What we lack in combating forest fires?

Source: The Hitavada      Date: 03 Jun 2018 10:56:29


 

By Anshuman Bhargava,

Poor emolument outdated technology


In India also our forest staffers are inadequately armed, equipped and trained to ward off intruders and keep the forests safe. They are ill-paid, over-worked and under facilitated, which leaves our forests vulnerable and prone to illegal invasions

 

Another factor that plays the spoilsport is the lack of advanced technological wherewithal to stem a fire once it starts spreading. Due to lack of proper navigation and radar equipment we first fail to pick the signals of a new fire once it starts

As the heat of summer hits its peak, there have been widespread reports of forest fires. These forest fires are a global problem, combating which is a headache for even the most technologically advanced countries.


In India too, we have seen a spurt in forest fires in the last few years. There are multiple reasons as to how and why a forest fire ignites. One of them is certainly human interference or rather intrusion in the forest space and their neglectful or detrimental activities like burning trash or smoking and throwing away the smouldering butt carelessly, which lead to fires. Indian summers are specifically dry and volatile, where even the smallest spark can cause unprecedented damage to forestry.

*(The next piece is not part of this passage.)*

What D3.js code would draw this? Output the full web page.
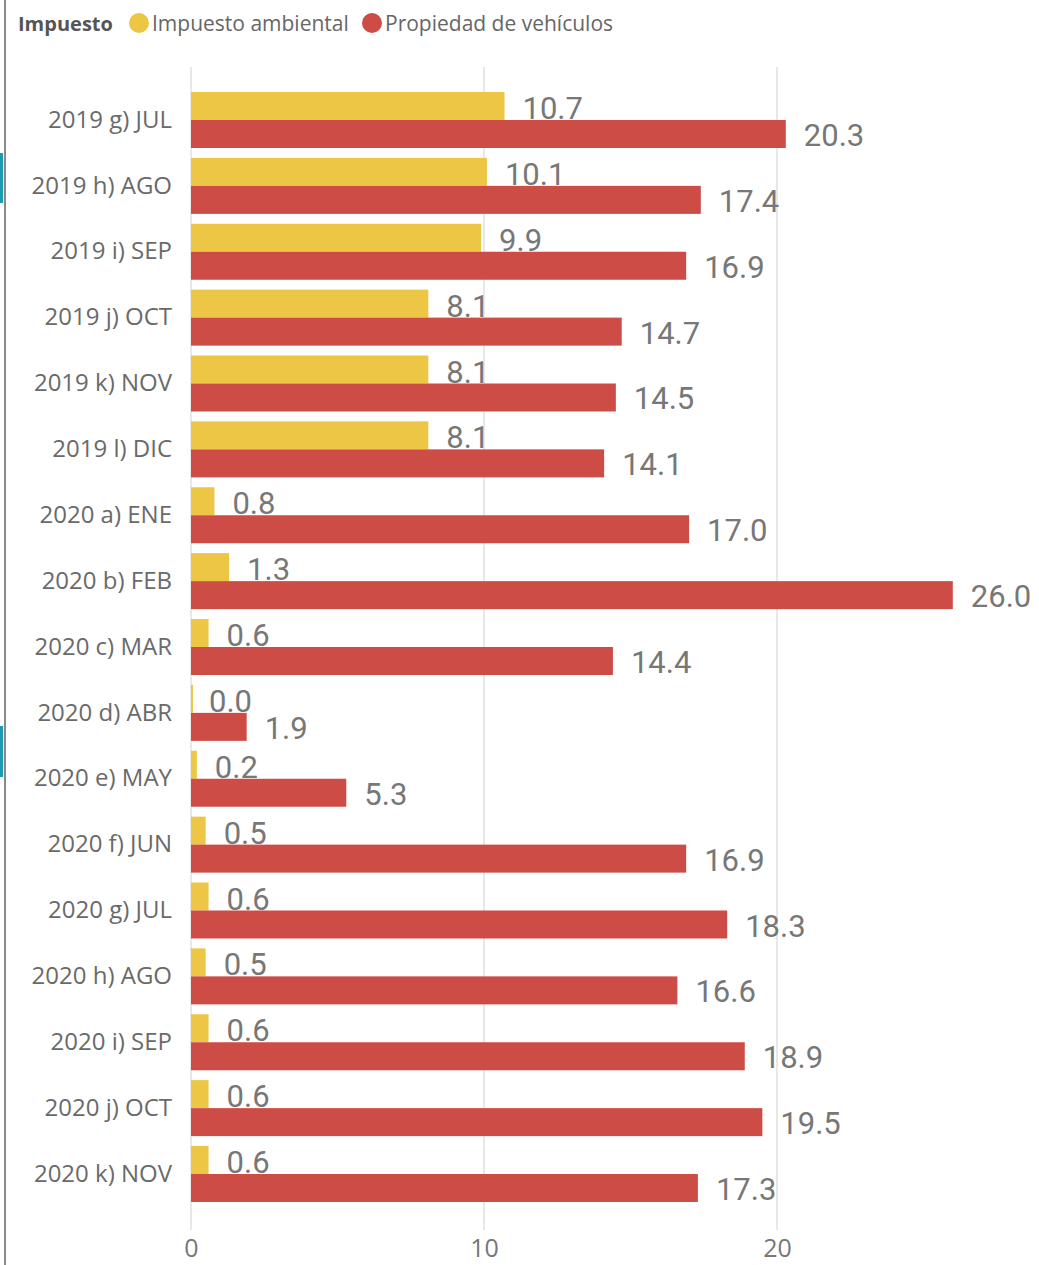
<!DOCTYPE html>
<html>
<head>
<meta charset="utf-8">
<script src="https://cdn.jsdelivr.net/npm/d3@7/dist/d3.min.js"></script>
<style>
  html, body { margin: 0; padding: 0; background: #fff; }
  svg { display: block; }
</style>
</head>
<body>
<svg id="chart" width="1039" height="1265"></svg>
<script>
// Monthly revenue by tax type
const categories = [
  "2019 g) JUL", "2019 h) AGO", "2019 i) SEP", "2019 j) OCT", "2019 k) NOV", "2019 l) DIC",
  "2020 a) ENE", "2020 b) FEB", "2020 c) MAR", "2020 d) ABR", "2020 e) MAY", "2020 f) JUN",
  "2020 g) JUL", "2020 h) AGO", "2020 i) SEP", "2020 j) OCT", "2020 k) NOV"
];
const seriesNames = ["Impuesto ambiental", "Propiedad de vehículos"];
const ambiental = [10.7, 10.1, 9.9, 8.1, 8.1, 8.1, 0.8, 1.3, 0.6, 0.0, 0.2, 0.5, 0.6, 0.5, 0.6, 0.6, 0.6];
const vehiculos = [20.3, 17.4, 16.9, 14.7, 14.5, 14.1, 17.0, 26.0, 14.4, 1.9, 5.3, 16.9, 18.3, 16.6, 18.9, 19.5, 17.3];
const xTicks = [0, 10, 20];
const colors = ["#EDC645", "#CD4C46"];

const svg = d3.select("#chart");

// left frame strip
svg.append("rect").attr("x", 4).attr("y", 0).attr("width", 2).attr("height", 1265).attr("fill", "#8a8a8a");
svg.append("rect").attr("x", 0).attr("y", 153).attr("width", 3).attr("height", 50).attr("fill", "#1E9BAE");
svg.append("rect").attr("x", 0).attr("y", 726).attr("width", 3).attr("height", 51).attr("fill", "#1E9BAE");

// legend
const legend = svg.append("g").attr("font-family", "'Open Sans', 'Noto Sans', sans-serif").attr("font-size", 21);
legend.append("text").attr("x", 18).attr("y", 31).attr("font-size", 20).attr("font-weight", 700).attr("fill", "#555").text("Impuesto");
const legendX = [139, 372];
seriesNames.forEach((name, i) => {
  legend.append("circle").attr("cx", legendX[i]).attr("cy", 23).attr("r", 10).attr("fill", colors[i]);
  legend.append("text").attr("x", legendX[i] + 13).attr("y", 31).attr("fill", "#666").text(name);
});

// scales
const x = d3.scaleLinear().domain([0, 10]).range([191, 484]);
const y = d3.scaleBand().domain(categories).range([92, 1202]).paddingInner(0.15).paddingOuter(0);
const ySub = d3.scaleBand().domain([0, 1]).range([0, y.bandwidth()]);

// gridlines
svg.append("g").selectAll("line").data(xTicks).join("line")
  .attr("x1", d => x(d)).attr("x2", d => x(d))
  .attr("y1", 67).attr("y2", 1230)
  .attr("stroke", "#e8e8e8").attr("stroke-width", 2);

// x axis labels
const xAxis = d3.axisBottom(x).tickValues(xTicks).tickSize(0).tickPadding(0).tickFormat(d3.format("d"));
const axisG = svg.append("g").attr("transform", "translate(0,1239)").call(xAxis);
axisG.select(".domain").remove();
axisG.selectAll("text")
  .attr("font-family", "'Open Sans', 'Noto Sans', sans-serif")
  .attr("font-size", 25).attr("fill", "#777").attr("dy", "0.71em");

// category labels
const yAxis = d3.axisLeft(y).tickSize(0).tickPadding(0);
const yG = svg.append("g").attr("transform", "translate(172,0)").call(yAxis);
yG.select(".domain").remove();
yG.selectAll("text")
  .attr("font-family", "'Open Sans', 'Noto Sans', sans-serif")
  .attr("font-size", 24).attr("fill", "#6a6a6a");

const labelFont = "Roboto, 'DejaVu Sans Condensed', sans-serif";
const seriesData = [ambiental, vehiculos];

// draw series in order so the red bars sit over the yellow labels
seriesData.forEach((vals, s) => {
  const g = svg.append("g");
  g.selectAll("rect").data(vals).join("rect")
    .attr("x", x(0))
    .attr("y", (d, i) => y(categories[i]) + ySub(s))
    .attr("width", d => Math.max(x(d) - x(0), d > 0 ? 0 : 2))
    .attr("height", ySub.bandwidth())
    .attr("fill", colors[s]);
  g.selectAll("text").data(vals).join("text")
    .attr("x", d => x(d) + 18)
    .attr("y", (d, i) => y(categories[i]) + ySub(s) + ySub.bandwidth() / 2 + (s === 0 ? 13 : 12))
    .attr("font-family", labelFont)
    .attr("font-size", 31)
    .attr("fill", "#777")
    .text(d => d.toFixed(1));
});
</script>
</body>
</html>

At times, there is also a lightning bolt that strikes a tree and leads to fires. In dry forests, fire spreads fast through strewn dry leaves and dried tree branches. In summers, all moisture and water bodies dry up, which, in turn, makes it conducive for the ignition and spread of fires. Once a fire catches, it is very difficult to tame it in quick time.


The greatest problem is that it is hard to locate a fire and reach it until it grows into big enough a burning cauldron to be tracked and noticed. By then, the damage is considerable. In India, the incidents of human movement in forest areas are more widespread and frequent. Forests are under immense pressure from a growing human population that is fast exceeding its periphery and spilling out of its habitations into forest land. Burgeoning human needs for space and natural resources is leading to constant exploitation and harnessing of forest resources.

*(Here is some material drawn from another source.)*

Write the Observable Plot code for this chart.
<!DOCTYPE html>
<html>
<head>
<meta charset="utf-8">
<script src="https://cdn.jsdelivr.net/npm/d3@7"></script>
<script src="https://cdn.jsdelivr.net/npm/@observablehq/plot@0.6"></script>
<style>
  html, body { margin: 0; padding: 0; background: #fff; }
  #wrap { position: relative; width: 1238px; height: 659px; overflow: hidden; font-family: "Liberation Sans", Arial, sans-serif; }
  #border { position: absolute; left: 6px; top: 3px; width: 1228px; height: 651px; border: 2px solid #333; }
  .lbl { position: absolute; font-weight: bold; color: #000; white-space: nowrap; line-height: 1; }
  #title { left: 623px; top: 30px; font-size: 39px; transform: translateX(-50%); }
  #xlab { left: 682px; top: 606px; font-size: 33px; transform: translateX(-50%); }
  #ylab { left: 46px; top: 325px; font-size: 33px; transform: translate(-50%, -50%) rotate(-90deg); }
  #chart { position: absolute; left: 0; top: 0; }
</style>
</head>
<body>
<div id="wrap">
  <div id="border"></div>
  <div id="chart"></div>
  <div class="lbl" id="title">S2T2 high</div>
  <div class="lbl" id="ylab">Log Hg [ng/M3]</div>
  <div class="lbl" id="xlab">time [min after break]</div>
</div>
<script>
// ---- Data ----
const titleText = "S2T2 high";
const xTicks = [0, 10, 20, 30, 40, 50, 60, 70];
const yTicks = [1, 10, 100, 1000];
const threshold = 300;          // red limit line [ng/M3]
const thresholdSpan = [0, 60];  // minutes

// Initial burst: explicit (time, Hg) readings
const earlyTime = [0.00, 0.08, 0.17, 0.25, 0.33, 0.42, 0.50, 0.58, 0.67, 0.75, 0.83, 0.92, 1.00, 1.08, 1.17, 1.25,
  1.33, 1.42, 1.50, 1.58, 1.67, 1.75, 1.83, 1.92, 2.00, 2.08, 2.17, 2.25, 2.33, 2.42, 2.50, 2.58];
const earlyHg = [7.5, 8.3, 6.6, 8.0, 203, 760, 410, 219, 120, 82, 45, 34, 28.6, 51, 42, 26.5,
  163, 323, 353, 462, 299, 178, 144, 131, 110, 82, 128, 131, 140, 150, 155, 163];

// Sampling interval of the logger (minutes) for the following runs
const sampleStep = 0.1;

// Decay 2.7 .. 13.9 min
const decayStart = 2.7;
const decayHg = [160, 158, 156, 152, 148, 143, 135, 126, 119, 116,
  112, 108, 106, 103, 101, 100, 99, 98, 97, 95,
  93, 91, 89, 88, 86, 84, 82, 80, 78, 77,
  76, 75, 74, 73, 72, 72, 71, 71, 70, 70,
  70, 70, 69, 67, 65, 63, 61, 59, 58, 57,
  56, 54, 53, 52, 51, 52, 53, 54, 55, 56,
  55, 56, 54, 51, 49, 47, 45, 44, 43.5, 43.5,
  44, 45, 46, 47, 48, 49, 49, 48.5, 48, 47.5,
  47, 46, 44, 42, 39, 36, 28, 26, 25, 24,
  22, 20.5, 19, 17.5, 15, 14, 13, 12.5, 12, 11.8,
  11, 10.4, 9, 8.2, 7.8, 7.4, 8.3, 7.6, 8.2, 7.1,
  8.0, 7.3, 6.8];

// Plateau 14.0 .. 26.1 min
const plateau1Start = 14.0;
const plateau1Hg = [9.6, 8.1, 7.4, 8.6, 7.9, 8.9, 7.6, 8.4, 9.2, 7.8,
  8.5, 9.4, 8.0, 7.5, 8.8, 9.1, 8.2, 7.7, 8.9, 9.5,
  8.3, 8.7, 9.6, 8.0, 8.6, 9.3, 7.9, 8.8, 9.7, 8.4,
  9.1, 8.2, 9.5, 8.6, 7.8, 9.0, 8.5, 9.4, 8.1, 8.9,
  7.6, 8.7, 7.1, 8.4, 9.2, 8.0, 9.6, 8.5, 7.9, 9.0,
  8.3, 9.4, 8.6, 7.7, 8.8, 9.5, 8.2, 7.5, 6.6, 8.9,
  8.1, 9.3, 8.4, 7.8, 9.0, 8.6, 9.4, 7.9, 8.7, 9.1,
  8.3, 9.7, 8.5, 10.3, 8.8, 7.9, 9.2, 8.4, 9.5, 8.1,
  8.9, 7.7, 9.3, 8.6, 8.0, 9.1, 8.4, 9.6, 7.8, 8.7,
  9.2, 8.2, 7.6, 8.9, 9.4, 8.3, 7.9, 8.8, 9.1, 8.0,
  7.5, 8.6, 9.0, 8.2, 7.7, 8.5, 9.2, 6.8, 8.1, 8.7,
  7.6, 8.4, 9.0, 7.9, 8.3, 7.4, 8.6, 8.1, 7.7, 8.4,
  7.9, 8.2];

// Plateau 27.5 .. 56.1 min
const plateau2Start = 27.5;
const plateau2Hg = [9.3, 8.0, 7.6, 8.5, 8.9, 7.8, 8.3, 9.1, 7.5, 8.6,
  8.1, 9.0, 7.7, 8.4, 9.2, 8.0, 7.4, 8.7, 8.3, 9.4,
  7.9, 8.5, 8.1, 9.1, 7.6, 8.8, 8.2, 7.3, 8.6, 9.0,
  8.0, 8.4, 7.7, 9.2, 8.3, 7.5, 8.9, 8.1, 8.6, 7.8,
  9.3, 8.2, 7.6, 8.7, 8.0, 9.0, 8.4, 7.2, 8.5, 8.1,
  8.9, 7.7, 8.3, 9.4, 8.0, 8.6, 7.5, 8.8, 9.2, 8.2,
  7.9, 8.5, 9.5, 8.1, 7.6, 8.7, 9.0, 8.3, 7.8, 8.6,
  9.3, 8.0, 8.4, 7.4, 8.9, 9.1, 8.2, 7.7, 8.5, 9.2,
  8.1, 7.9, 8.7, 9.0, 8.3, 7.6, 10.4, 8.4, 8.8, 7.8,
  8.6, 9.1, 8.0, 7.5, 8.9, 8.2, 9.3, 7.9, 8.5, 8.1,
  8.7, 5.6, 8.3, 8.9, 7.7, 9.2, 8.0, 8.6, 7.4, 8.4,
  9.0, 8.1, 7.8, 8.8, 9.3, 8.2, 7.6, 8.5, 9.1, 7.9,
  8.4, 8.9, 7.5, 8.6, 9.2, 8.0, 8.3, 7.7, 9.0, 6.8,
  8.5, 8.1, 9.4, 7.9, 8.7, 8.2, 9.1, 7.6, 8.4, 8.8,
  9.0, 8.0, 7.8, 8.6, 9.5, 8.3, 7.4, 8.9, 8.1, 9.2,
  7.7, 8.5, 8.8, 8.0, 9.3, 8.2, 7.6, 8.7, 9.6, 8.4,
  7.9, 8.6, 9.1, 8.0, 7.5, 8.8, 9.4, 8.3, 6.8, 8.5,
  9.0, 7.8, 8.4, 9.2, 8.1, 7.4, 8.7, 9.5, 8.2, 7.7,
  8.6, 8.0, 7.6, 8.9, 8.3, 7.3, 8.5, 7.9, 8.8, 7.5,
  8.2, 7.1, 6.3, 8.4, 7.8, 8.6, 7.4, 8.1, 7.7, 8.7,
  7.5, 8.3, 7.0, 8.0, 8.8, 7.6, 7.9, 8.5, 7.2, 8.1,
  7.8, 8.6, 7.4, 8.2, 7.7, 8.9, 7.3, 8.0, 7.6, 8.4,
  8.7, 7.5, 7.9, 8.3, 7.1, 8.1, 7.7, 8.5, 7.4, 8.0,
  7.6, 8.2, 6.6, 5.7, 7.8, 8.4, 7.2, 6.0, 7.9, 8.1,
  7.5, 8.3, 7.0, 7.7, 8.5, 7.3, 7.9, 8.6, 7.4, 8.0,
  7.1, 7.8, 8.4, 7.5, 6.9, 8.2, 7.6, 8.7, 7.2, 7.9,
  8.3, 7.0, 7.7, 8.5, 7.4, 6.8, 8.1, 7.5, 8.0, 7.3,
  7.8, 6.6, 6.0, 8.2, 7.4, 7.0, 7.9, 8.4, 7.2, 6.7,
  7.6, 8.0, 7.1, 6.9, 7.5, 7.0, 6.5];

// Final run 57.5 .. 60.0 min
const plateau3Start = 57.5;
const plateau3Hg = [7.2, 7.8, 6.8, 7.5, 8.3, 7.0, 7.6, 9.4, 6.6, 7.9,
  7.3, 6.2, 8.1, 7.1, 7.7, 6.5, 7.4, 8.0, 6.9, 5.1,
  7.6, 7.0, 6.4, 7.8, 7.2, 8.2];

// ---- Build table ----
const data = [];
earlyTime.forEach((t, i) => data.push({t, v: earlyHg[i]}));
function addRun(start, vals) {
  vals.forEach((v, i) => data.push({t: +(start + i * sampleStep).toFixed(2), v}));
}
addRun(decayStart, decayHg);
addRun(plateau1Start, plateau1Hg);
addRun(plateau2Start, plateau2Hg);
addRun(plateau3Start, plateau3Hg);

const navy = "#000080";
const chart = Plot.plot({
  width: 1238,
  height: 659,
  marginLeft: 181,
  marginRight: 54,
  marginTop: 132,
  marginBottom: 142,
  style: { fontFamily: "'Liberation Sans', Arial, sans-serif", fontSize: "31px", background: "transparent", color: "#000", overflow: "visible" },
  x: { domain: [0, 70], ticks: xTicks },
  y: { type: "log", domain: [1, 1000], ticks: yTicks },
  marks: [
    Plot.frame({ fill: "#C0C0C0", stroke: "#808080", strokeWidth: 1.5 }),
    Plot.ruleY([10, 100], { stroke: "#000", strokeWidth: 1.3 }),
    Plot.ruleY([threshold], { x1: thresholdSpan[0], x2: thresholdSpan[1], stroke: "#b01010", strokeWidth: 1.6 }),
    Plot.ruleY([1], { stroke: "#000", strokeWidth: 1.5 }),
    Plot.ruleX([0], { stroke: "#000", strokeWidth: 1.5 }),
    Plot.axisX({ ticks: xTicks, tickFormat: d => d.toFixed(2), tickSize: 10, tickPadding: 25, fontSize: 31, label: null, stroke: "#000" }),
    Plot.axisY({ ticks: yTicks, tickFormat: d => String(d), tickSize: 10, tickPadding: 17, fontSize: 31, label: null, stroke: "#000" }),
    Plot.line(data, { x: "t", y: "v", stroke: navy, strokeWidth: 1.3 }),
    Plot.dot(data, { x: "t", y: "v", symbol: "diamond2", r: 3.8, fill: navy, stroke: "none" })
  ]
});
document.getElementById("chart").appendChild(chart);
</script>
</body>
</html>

Somewhere the burnt has to be borne. In India also, our forest staffers are inadequately armed, equipped and trained to ward off intruders and keep the forests safe. They are ill-paid, over-worked and under facilitated, which leaves our forests vulnerable and prone to illegal invasions. Another factor that plays the spoilsport is the lack of advanced technological wherewithal to stem a fire once it starts spreading. Due to lack of proper navigation and radar equipment, we first fail to pick the signals of a new fire once it starts. Then once it is picked, we cannot marshal all our resources at one place and in quick time to materialise a coordinated and concerted action. There are several departments who need to come on the same page and work in unison, which hardly happens here. There is no immediate response team in place.

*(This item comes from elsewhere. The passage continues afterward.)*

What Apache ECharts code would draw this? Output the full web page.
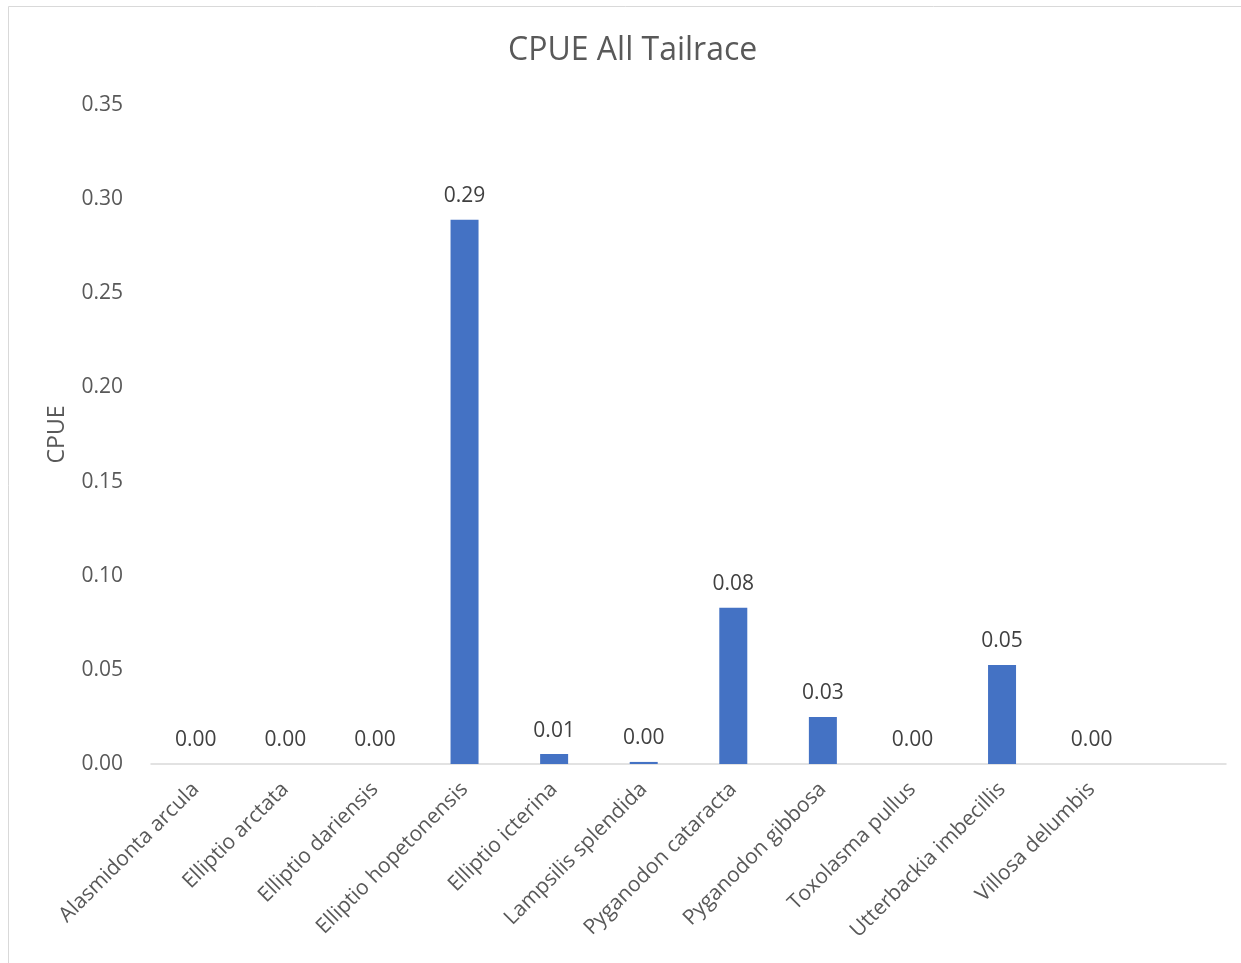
<!DOCTYPE html>
<html><head><meta charset="utf-8">
<script src="https://cdn.jsdelivr.net/npm/echarts@6/dist/echarts.min.js"></script>
<style>html,body{margin:0;padding:0;background:#fff;}#c{width:1241px;height:963px;}</style>
</head><body><div id="c"></div>
<script>
const categories = ["Alasmidonta arcula","Elliptio arctata","Elliptio dariensis","Elliptio hopetonensis","Elliptio icterina","Lampsilis splendida","Pyganodon cataracta","Pyganodon gibbosa","Toxolasma pullus","Utterbackia imbecillis","Villosa delumbis",""];
const cpue = [0, 0, 0, 0.289, 0.0053, 0.0011, 0.083, 0.025, 0, 0.0526, 0, null];
const yTicks = [0, 0.05, 0.10, 0.15, 0.20, 0.25, 0.30, 0.35];
const chart = echarts.init(document.getElementById('c'), null, {renderer:'canvas'});
const font = '"Open Sans", "Noto Sans", sans-serif';
chart.setOption({
  animation:false,
  backgroundColor:'#fff',
  title:{text:'CPUE All Tailrace', left:503, top:30, textStyle:{fontFamily:font, fontSize:32, fontWeight:'normal', color:'#595959'}},
  graphic:[{type:'rect', shape:{x:8.5, y:6.5, width:1240, height:960}, style:{fill:'none', stroke:'#d9d9d9', lineWidth:1}, silent:true}],
  grid:{left:151, right:15, top:105, bottom:199, containLabel:false},
  xAxis:{type:'category', data:categories,
    axisLine:{lineStyle:{color:'#d9d9d9', width:1.5}}, axisTick:{show:false},
    axisLabel:{rotate:45, interval:0, fontFamily:font, fontSize:21, color:'#595959', margin:22}},
  yAxis:{type:'value', min:0, max:0.35, interval:0.05,
    name:'CPUE', nameLocation:'middle', nameGap:82, nameRotate:90,
    nameTextStyle:{fontFamily:font, fontSize:23, color:'#595959'},
    axisLine:{show:false}, axisTick:{show:false}, splitLine:{show:false},
    axisLabel:{fontFamily:font, fontSize:21, color:'#595959', margin:28, formatter:v=>v.toFixed(2)}},
  series:[{type:'bar', data:cpue, barWidth:28, itemStyle:{color:'#4472C4'},
    label:{show:true, position:'top', distance:13, fontFamily:font, fontSize:21, color:'#404040',
      formatter:p=>p.value==null?'':p.value.toFixed(2)}}]
});
</script></body></html>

There are permissions to be taken, files to be approved, bosses to be contacted and informed of the modalities, people to be engaged, duties to be distributed, legalities checked, only after which things start moving. Then there are holidays, leaves, offs, delays and derelictions associated with the Government working. All this complicated work process and inter-department clashes cause valuable time loss and by the time we get our acts together, it is already too late to make much amends. This leads to the ominous proportions to which wildfires grow. We don’t have choppers ready and designated for the job to spread water or dousing materials from atop. But more than the technology, it is always the way of approach we adopt. Unless we set our response to disasters right, no amount of expensive equipment or machinery can make things happen. Human control and management are all.